Joseph J. Anthony (1780?–1837) was soldier, Arkansas pioneer, and a member of the Arkansas House of Representatives. He was killed by John Wilson, the speaker of his legislative chamber, during a debate on its floor.

==Early life==
Major J. J. Anthony was born circa 1780 in Virginia to Reverend Joseph Anthony, a minister of the Baptist faith, and Jane Ferris. The family moved to Tennessee and by 1808, they were living in Smith County. Just before the War of 1812, Anthony was appointed second lieutenant of the United States Twenty-fourth Infantry. He rose to the rank of first lieutenant in 1813, after commanding a company of Tennessee troops at Fort Stephenson on Lake Erie.

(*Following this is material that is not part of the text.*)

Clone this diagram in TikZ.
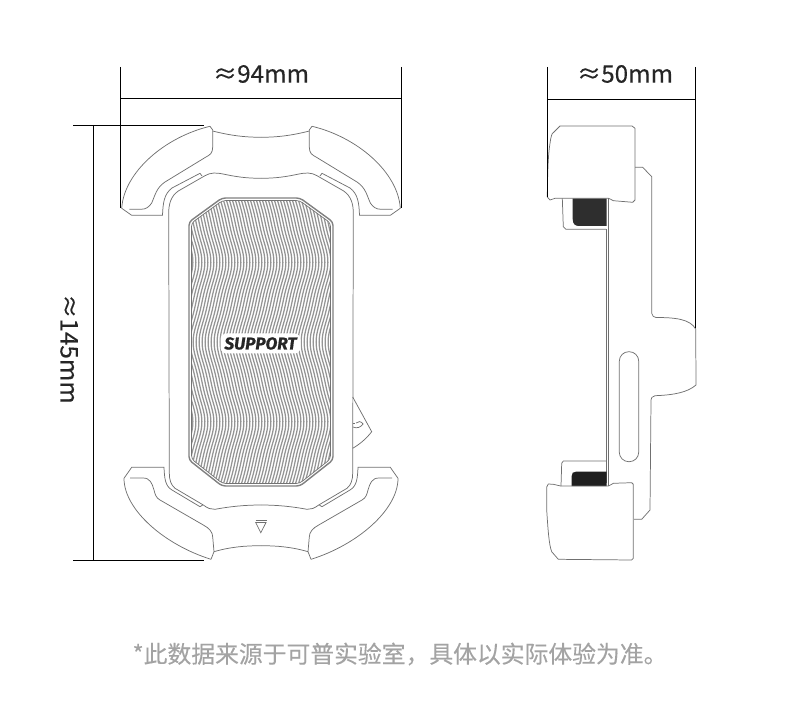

To avoid being court martialed on charges of cowardice and dereliction of duty, Anthony resigned his commission. He re-enlisted as an assistant adjutant general under Andrew Jackson, which gained him the lifelong distinction of major.

==Life and politics in Arkansas==
After the conclusion of the war, Anthony returned to Tennessee where he became a businessman and farmer. By 1830 he had moved to Madison County, Missouri; however, he set up a farm in soon-to-be-established Randolph County, Arkansas, in 1835. Anthony was elected to the Arkansas General Assembly in 1836. He immediately caused controversy. An anonymous letter published in the Arkansas Advocate attacked him as a political pawn for Chester Ashley and William E. Woodruff. Anthony was also ridiculed for his short military career.

==Murder==
On December 4, 1837, the Arkansas General Assembly were gathered to review legislature. An amendment was proposed for a bill that paid citizens for wolf scalps; however, Anthony made remarks about the speaker of the House and newly elected Real Estate Bank of Arkansas, John Wilson. These remarks were not taken well and Wilson attacked Anthony with a bowie knife.

Anthony was buried at Little Rock's then-public graveyard, located where the Little Rock Federal Building is now located on Capitol Avenue. His remains may still be at the location, as he is not listed as being removed to Mount Holly Cemetery in 1860 when others were transferred. Anthony never married and had no immediate heirs.